▶ [The problem]: Output the material beneath exactly, leaving nothing out.

▶ [Dataset content]:
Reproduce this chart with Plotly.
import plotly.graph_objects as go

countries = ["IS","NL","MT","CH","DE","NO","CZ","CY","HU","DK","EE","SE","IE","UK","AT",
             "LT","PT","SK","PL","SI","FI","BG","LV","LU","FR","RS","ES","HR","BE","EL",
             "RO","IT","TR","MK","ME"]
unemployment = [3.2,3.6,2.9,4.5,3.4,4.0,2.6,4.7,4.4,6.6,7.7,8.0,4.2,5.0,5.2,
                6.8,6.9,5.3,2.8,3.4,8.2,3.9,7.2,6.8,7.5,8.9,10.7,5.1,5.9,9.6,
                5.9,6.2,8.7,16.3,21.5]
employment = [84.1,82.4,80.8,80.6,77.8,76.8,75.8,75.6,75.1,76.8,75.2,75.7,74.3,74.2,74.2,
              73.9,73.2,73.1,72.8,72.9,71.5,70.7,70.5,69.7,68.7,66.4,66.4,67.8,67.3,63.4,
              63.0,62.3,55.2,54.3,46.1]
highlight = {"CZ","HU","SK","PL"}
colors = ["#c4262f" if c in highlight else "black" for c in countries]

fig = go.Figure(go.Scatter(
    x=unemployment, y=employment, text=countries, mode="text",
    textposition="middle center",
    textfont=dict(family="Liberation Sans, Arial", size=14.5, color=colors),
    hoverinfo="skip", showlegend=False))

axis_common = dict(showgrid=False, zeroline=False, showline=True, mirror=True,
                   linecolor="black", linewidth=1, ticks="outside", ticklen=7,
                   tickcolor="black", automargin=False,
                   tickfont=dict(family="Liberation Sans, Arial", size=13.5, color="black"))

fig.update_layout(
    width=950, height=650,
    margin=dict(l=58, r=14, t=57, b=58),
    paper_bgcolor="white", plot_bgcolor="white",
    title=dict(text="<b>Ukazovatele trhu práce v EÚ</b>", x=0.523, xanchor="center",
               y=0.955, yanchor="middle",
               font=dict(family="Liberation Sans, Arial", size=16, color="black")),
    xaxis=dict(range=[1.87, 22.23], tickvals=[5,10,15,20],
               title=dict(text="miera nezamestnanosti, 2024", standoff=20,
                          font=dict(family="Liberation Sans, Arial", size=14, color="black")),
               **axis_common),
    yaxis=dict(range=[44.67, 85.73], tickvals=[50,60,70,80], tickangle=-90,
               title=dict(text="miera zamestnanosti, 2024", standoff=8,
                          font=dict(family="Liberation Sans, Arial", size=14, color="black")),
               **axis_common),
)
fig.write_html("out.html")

▶ [Correct response]:
Reproduce this chart with Plotly.
import plotly.graph_objects as go

countries = ["IS","NL","MT","CH","DE","NO","CZ","CY","HU","DK","EE","SE","IE","UK","AT",
             "LT","PT","SK","PL","SI","FI","BG","LV","LU","FR","RS","ES","HR","BE","EL",
             "RO","IT","TR","MK","ME"]
unemployment = [3.2,3.6,2.9,4.5,3.4,4.0,2.6,4.7,4.4,6.6,7.7,8.0,4.2,5.0,5.2,
                6.8,6.9,5.3,2.8,3.4,8.2,3.9,7.2,6.8,7.5,8.9,10.7,5.1,5.9,9.6,
                5.9,6.2,8.7,16.3,21.5]
employment = [84.1,82.4,80.8,80.6,77.8,76.8,75.8,75.6,75.1,76.8,75.2,75.7,74.3,74.2,74.2,
              73.9,73.2,73.1,72.8,72.9,71.5,70.7,70.5,69.7,68.7,66.4,66.4,67.8,67.3,63.4,
              63.0,62.3,55.2,54.3,46.1]
highlight = {"CZ","HU","SK","PL"}
colors = ["#c4262f" if c in highlight else "black" for c in countries]

fig = go.Figure(go.Scatter(
    x=unemployment, y=employment, text=countries, mode="text",
    textposition="middle center",
    textfont=dict(family="Liberation Sans, Arial", size=14.5, color=colors),
    hoverinfo="skip", showlegend=False))

axis_common = dict(showgrid=False, zeroline=False, showline=True, mirror=True,
                   linecolor="black", linewidth=1, ticks="outside", ticklen=7,
                   tickcolor="black", automargin=False,
                   tickfont=dict(family="Liberation Sans, Arial", size=13.5, color="black"))

fig.update_layout(
    width=950, height=650,
    margin=dict(l=58, r=14, t=57, b=58),
    paper_bgcolor="white", plot_bgcolor="white",
    title=dict(text="<b>Ukazovatele trhu práce v EÚ</b>", x=0.523, xanchor="center",
               y=0.955, yanchor="middle",
               font=dict(family="Liberation Sans, Arial", size=16, color="black")),
    xaxis=dict(range=[1.87, 22.23], tickvals=[5,10,15,20],
               title=dict(text="miera nezamestnanosti, 2024", standoff=20,
                          font=dict(family="Liberation Sans, Arial", size=14, color="black")),
               **axis_common),
    yaxis=dict(range=[44.67, 85.73], tickvals=[50,60,70,80], tickangle=-90,
               title=dict(text="miera zamestnanosti, 2024", standoff=8,
                          font=dict(family="Liberation Sans, Arial", size=14, color="black")),
               **axis_common),
)
fig.write_html("out.html")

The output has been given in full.